Search This Blog

Thursday, February 7, 2013

Good-Bye to Law


 As most of you know, I was a lawyer for over twenty years before I became a pastor. For a couple of years, while I was acting as a part-time interim pastor and going to seminary, I continued to practice law part-time as well. I gave up the active practice of law when I got my first full-time United Methodist appointment in the summer of 2008. However, I retained my membership in the South Dakota Bar Association. That means that I was still technically a lawyer, and could legally practice law in South Dakota if I chose to do so.

No more. I did not renew my law license for 2013. I am no longer a lawyer.

Just in practical terms, this was an easy decision. I have no desire to ever practice law again. I enjoyed being a lawyer while I did it, but my life as a pastor is far more enjoyable and fulfilling. Besides, it costs nearly five hundred dollars a year to retain my law license. I can think of a whole lot better ways to use five hundred dollars instead of spending it on a license that I have no intention of ever using.

In emotional terms, though, it was a lot harder. For some reason, giving up my law license was a hard thing to do. It was harder than giving up the actual practice of law was. In fact, there's a part of me that's still tempted to call up the bar association and see whether, if I sent in my check, they'd reinstate me.

I've been trying to figure out why this is so hard. At first, I thought it might be pride. After all, I had worked hard to become a lawyer. Despite all the lawyer jokes, I was always proud to be one. I took some of my status in life from it. It's hard, now, to say that I'm not a lawyer any more.

That may be part of it, but I don't think it's the main reason. Another thing I thought of is related to what I wrote about a couple of weeks ago: we all like to feel that we're doing things out of choice, rather than out of necessity. As long as I was a lawyer, I could tell myself that, after all, I don't have to be a pastor. I could go back to being a lawyer any time I wanted.

I don't think that's it, either. While it was true that I could go back to being a lawyer, it was also true that, as I said above, I have no desire to do so. That was a choice in name only, because I would never have gone back to being a lawyer unless I somehow was no longer allowed to be a pastor, and even then it would have been a very hard thing for me to do.

I think what it comes down to, ultimately, is that giving up my law license marks a stronger commitment to being a pastor. I felt like I was committed to it before, and I was, to an extent, but now the commitment becomes stronger. I cannot go back to being a lawyer now, at least not easily. I've closed the door to the past. I can still look through the window and remember the past, but I cannot go back to it. I can only move in one direction now, and that's forward.

That's a good thing. There's no sense in keeping a door to the past open when we don't want to go through that door. All keeping that door open does is hold us back. At best, it keeps us from focusing on where we are and where we want to go. At worst, it makes us dissatisfied with the present by keeping a nostalgic longing for a past that never really existed, at least not the way we remember it.
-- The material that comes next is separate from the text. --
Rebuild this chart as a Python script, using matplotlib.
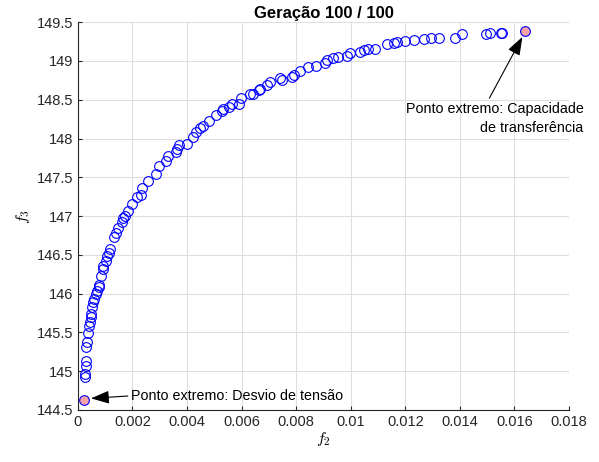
import matplotlib
matplotlib.use('agg')
import matplotlib.pyplot as plt

plt.rcParams['font.family'] = ['Liberation Sans', 'DejaVu Sans']
plt.rcParams['mathtext.fontset'] = 'cm'

# Pareto front, generation 100
f2 = [0.000257, 0.000257, 0.00028, 0.00029, 0.00029, 0.00034, 0.00038, 0.00041,
      0.00045, 0.00048, 0.00048, 0.00053, 0.00056, 0.0006, 0.00065, 0.00071,
      0.00076, 0.00078, 0.00086, 0.00091, 0.00093, 0.00103, 0.00108, 0.00115,
      0.00117, 0.00131, 0.00139, 0.00148, 0.00161, 0.00166, 0.00172, 0.00185,
      0.00198, 0.00215, 0.00231, 0.00235, 0.00258, 0.00286, 0.00298, 0.00322,
      0.00331, 0.0036, 0.00364, 0.00372, 0.00401, 0.00421, 0.00432, 0.00448,
      0.00458, 0.0048, 0.00506, 0.00527, 0.00533, 0.00555, 0.00563, 0.00592,
      0.00597, 0.00631, 0.00641, 0.00662, 0.00668, 0.00692, 0.00705, 0.00739,
      0.00748, 0.00783, 0.00793, 0.00815, 0.00844, 0.00873, 0.00906, 0.00913,
      0.00934, 0.00955, 0.00986, 0.00998, 0.01035, 0.01047, 0.01062, 0.0109,
      0.01133, 0.0116, 0.0117, 0.012, 0.01233, 0.01267, 0.01294, 0.01322,
      0.01383, 0.01408, 0.01494, 0.01509, 0.01549, 0.01555]
f3 = [144.93, 144.96, 145.07, 145.13, 145.31, 145.38, 145.49, 145.58,
      145.64, 145.70, 145.74, 145.83, 145.89, 145.93, 145.99, 146.04,
      146.09, 146.11, 146.23, 146.32, 146.36, 146.42, 146.48, 146.52,
      146.57, 146.73, 146.78, 146.84, 146.93, 146.97, 147.00, 147.07,
      147.15, 147.24, 147.27, 147.36, 147.45, 147.54, 147.64, 147.71,
      147.78, 147.83, 147.87, 147.91, 147.93, 148.02, 148.09, 148.13,
      148.16, 148.23, 148.30, 148.36, 148.38, 148.41, 148.45, 148.45,
      148.52, 148.58, 148.58, 148.62, 148.64, 148.69, 148.73, 148.78,
      148.76, 148.79, 148.82, 148.87, 148.92, 148.93, 148.98, 149.01,
      149.04, 149.05, 149.07, 149.10, 149.12, 149.14, 149.16, 149.16,
      149.22, 149.23, 149.24, 149.26, 149.27, 149.28, 149.29, 149.30,
      149.29, 149.35, 149.35, 149.36, 149.36, 149.36]

# extreme points
ext_f2 = [0.00021, 0.0164]
ext_f3 = [144.63, 149.38]

xticks = [0, 0.002, 0.004, 0.006, 0.008, 0.01, 0.012, 0.014, 0.016, 0.018]
xticklabels = ['0', '0.002', '0.004', '0.006', '0.008', '0.01', '0.012',
               '0.014', '0.016', '0.018']
yticks = [144.5, 145, 145.5, 146, 146.5, 147, 147.5, 148, 148.5, 149, 149.5]
yticklabels = ['144.5', '145', '145.5', '146', '146.5', '147', '147.5',
               '148', '148.5', '149', '149.5']

fig = plt.figure(figsize=(5.99, 4.62), dpi=100)
ax = fig.add_axes([0.130, 0.1126, 0.820, 0.8394])

ax.plot(f2, f3, linestyle='none', marker='o', markersize=7,
        markerfacecolor='none', markeredgecolor='blue', markeredgewidth=0.8)
ax.plot(ext_f2, ext_f3, linestyle='none', marker='o', markersize=7,
        markerfacecolor='#f4a3a8', markeredgecolor='blue', markeredgewidth=0.8)

# Annotations
arrow = dict(arrowstyle='-|>,head_length=0.7,head_width=0.25', color='black',
             lw=0.8, mutation_scale=16, shrinkA=0, shrinkB=0)
ax.annotate('', xy=(0.00048, 144.65), xytext=(0.00183, 144.68), arrowprops=arrow)
ax.text(0.00195, 144.68, 'Ponto extremo: Desvio de tensão', fontsize=10.3,
        ha='left', va='center')
ax.annotate('', xy=(0.01629, 149.31), xytext=(0.01508, 148.52), arrowprops=arrow)
ax.text(0.01853, 148.26, 'Ponto extremo: Capacidade\nde transferência',
        fontsize=10.3, ha='right', va='center', multialignment='right',
        linespacing=1.45)

# Limits
ax.set_xlim(0, 0.018)
ax.set_ylim(144.5, 149.5)
ax.set_xticks(xticks)
ax.set_xticklabels(xticklabels)
ax.set_yticks(yticks)
ax.set_yticklabels(yticklabels)

ax.grid(True, color='#dedede', linewidth=0.8)
ax.set_axisbelow(True)
for s in ['top', 'right']:
    ax.spines[s].set_visible(False)
for s in ['left', 'bottom']:
    ax.spines[s].set_color('#262626')
    ax.spines[s].set_linewidth(0.8)
ax.tick_params(direction='in', length=3, width=0.8, colors='#262626',
               labelsize=10.5, labelcolor='#262626')

# Labels
ax.set_title('Geração 100 / 100', fontsize=12, fontweight='bold', pad=3)
ax.set_xlabel('$f_2$', fontsize=11.5, labelpad=1)
ax.set_ylabel('$f_3$', fontsize=11.5, labelpad=3)

# Save
fig.savefig('out.png', dpi=100)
So, I'm not a lawyer any more. I'm a pastor. That's okay. In fact, it's better than okay. It's great! It's awesome! I'm happier than I've ever been in my life. I finally know what I want to be when I grow up. I firmly believe I am where God wants me to be, and I'm doing what God wants me to do. Ecclesiastes says that finding satisfaction in our work is a gift from God. I'm getting that gift now, and I don't think there's a better feeling in the world.

Is there a door to your past that you need to close? If so, close it. It's hard. I know it's hard. But it's worth it. The past may be a nice place to visit once in a while, but you don't want to live there. Don't let it hold you back. Focus on where you are and where you want to go. Keep moving forward.